* BEGIN SOURCE EXCERPT *
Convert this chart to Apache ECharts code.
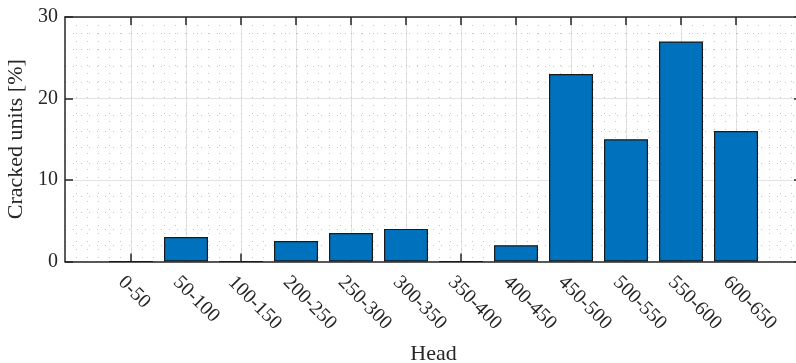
<!DOCTYPE html>
<html>
<head>
<meta charset="utf-8">
<script src="https://cdn.jsdelivr.net/npm/echarts@6/dist/echarts.min.js"></script>
<style>
  html, body { margin: 0; padding: 0; background: #ffffff; }
  #chart { width: 796px; height: 363px; }
</style>
</head>
<body>
<div id="chart"></div>
<script>
// Share of cracked units per head range
const categories = ['0-50', '50-100', '100-150', '200-250', '250-300', '300-350',
                    '350-400', '400-450', '450-500', '500-550', '550-600', '600-650'];
const crackedPct = [0, 3, 0, 2.5, 3.5, 4, 0, 2, 23, 15, 27, 16];
const yTicks = [0, 10, 20, 30];

// categories sit at positions 1..N on a numeric x scale
const catPos = categories.map((c, i) => i + 1);
const barData = crackedPct.map((v, i) => [catPos[i], v]);

const FONT = 'Liberation Serif';
const INK = '#262626';
const X_MIN = -0.2, X_MAX = 13.2;

const chart = echarts.init(document.getElementById('chart'), null, { renderer: 'canvas' });

const axisLineStyle = { color: INK, width: 1.5 };
const tickStyle = { show: true, inside: true, length: 8, lineStyle: { color: INK, width: 1.5 } };
const majorGrid = { show: true, lineStyle: { color: '#e2e2e2', width: 1, type: 'solid' } };
const minorGrid = { show: true, lineStyle: { color: '#c4c4c4', width: 1, type: [1, 7] } };

chart.setOption({
  animation: false,
  backgroundColor: '#ffffff',
  grid: {
    left: 65, top: 17, width: 737, height: 244.5,
    containLabel: false, outerBoundsMode: 'none'
  },
  xAxis: [
    {
      // bottom axis: category ticks, labels and major grid
      type: 'value', position: 'bottom',
      min: X_MIN, max: X_MAX, interval: 0.2,
      axisLine: { show: true, onZero: false, lineStyle: axisLineStyle },
      axisTick: Object.assign({ customValues: catPos }, tickStyle),
      axisLabel: {
        customValues: catPos,
        formatter: v => categories[Math.round(v) - 1] || '',
        rotate: -45, margin: 8,
        verticalAlign: 'top', lineHeight: 28,
        fontFamily: FONT, fontSize: 20, color: INK
      },
      splitLine: majorGrid,
      name: 'Head', nameLocation: 'middle', nameGap: 78,
      nameTextStyle: { fontFamily: FONT, fontSize: 22, color: INK }
    },
    {
      // top frame edge with inward ticks
      type: 'value', position: 'top',
      min: X_MIN, max: X_MAX, interval: 0.2,
      axisLine: { show: true, onZero: false, lineStyle: axisLineStyle },
      axisTick: Object.assign({ customValues: catPos }, tickStyle),
      axisLabel: { show: false },
      splitLine: { show: false }
    },
    {
      // minor dotted vertical grid every 0.2
      type: 'value', position: 'bottom',
      min: X_MIN, max: X_MAX, interval: 0.2,
      axisLine: { show: false }, axisTick: { show: false }, axisLabel: { show: false },
      splitLine: minorGrid
    }
  ],
  yAxis: [
    {
      type: 'value', position: 'left',
      min: yTicks[0], max: yTicks[yTicks.length - 1], interval: 10,
      axisLine: { show: true, onZero: false, lineStyle: axisLineStyle },
      axisTick: tickStyle,
      axisLabel: { margin: 7, fontFamily: FONT, fontSize: 20, color: INK },
      splitLine: majorGrid,
      minorTick: { show: false, splitNumber: 5 },
      minorSplitLine: minorGrid,
      name: 'Cracked units [%]', nameLocation: 'middle', nameGap: 30,
      nameTextStyle: { fontFamily: FONT, fontSize: 22, color: INK }
    },
    {
      type: 'value', position: 'right',
      min: yTicks[0], max: yTicks[yTicks.length - 1], interval: 10,
      axisLine: { show: true, onZero: false, lineStyle: axisLineStyle },
      axisTick: tickStyle,
      axisLabel: { show: false },
      splitLine: { show: false }
    }
  ],
  series: [
    {
      type: 'bar',
      xAxisIndex: 0, yAxisIndex: 0,
      data: barData,
      barWidth: 44,
      itemStyle: { color: '#0072BD', borderColor: '#1a1a1a', borderWidth: 1.2 },
      z: 3
    }
  ]
});
</script>
</body>
</html>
* END SOURCE EXCERPT *
◆ WHAT THIS TASK INVOLVES
Please repeat exactly the data above from its first line to the line that contains "const barData = crackedPct.map((v, i)", inclusive, and leave every picture out.

◆ RESULT OF THIS TASK
Convert this chart to Apache ECharts code.
<!DOCTYPE html>
<html>
<head>
<meta charset="utf-8">
<script src="https://cdn.jsdelivr.net/npm/echarts@6/dist/echarts.min.js"></script>
<style>
  html, body { margin: 0; padding: 0; background: #ffffff; }
  #chart { width: 796px; height: 363px; }
</style>
</head>
<body>
<div id="chart"></div>
<script>
// Share of cracked units per head range
const categories = ['0-50', '50-100', '100-150', '200-250', '250-300', '300-350',
                    '350-400', '400-450', '450-500', '500-550', '550-600', '600-650'];
const crackedPct = [0, 3, 0, 2.5, 3.5, 4, 0, 2, 23, 15, 27, 16];
const yTicks = [0, 10, 20, 30];

// categories sit at positions 1..N on a numeric x scale
const catPos = categories.map((c, i) => i + 1);
const barData = crackedPct.map((v, i) => [catPos[i], v]);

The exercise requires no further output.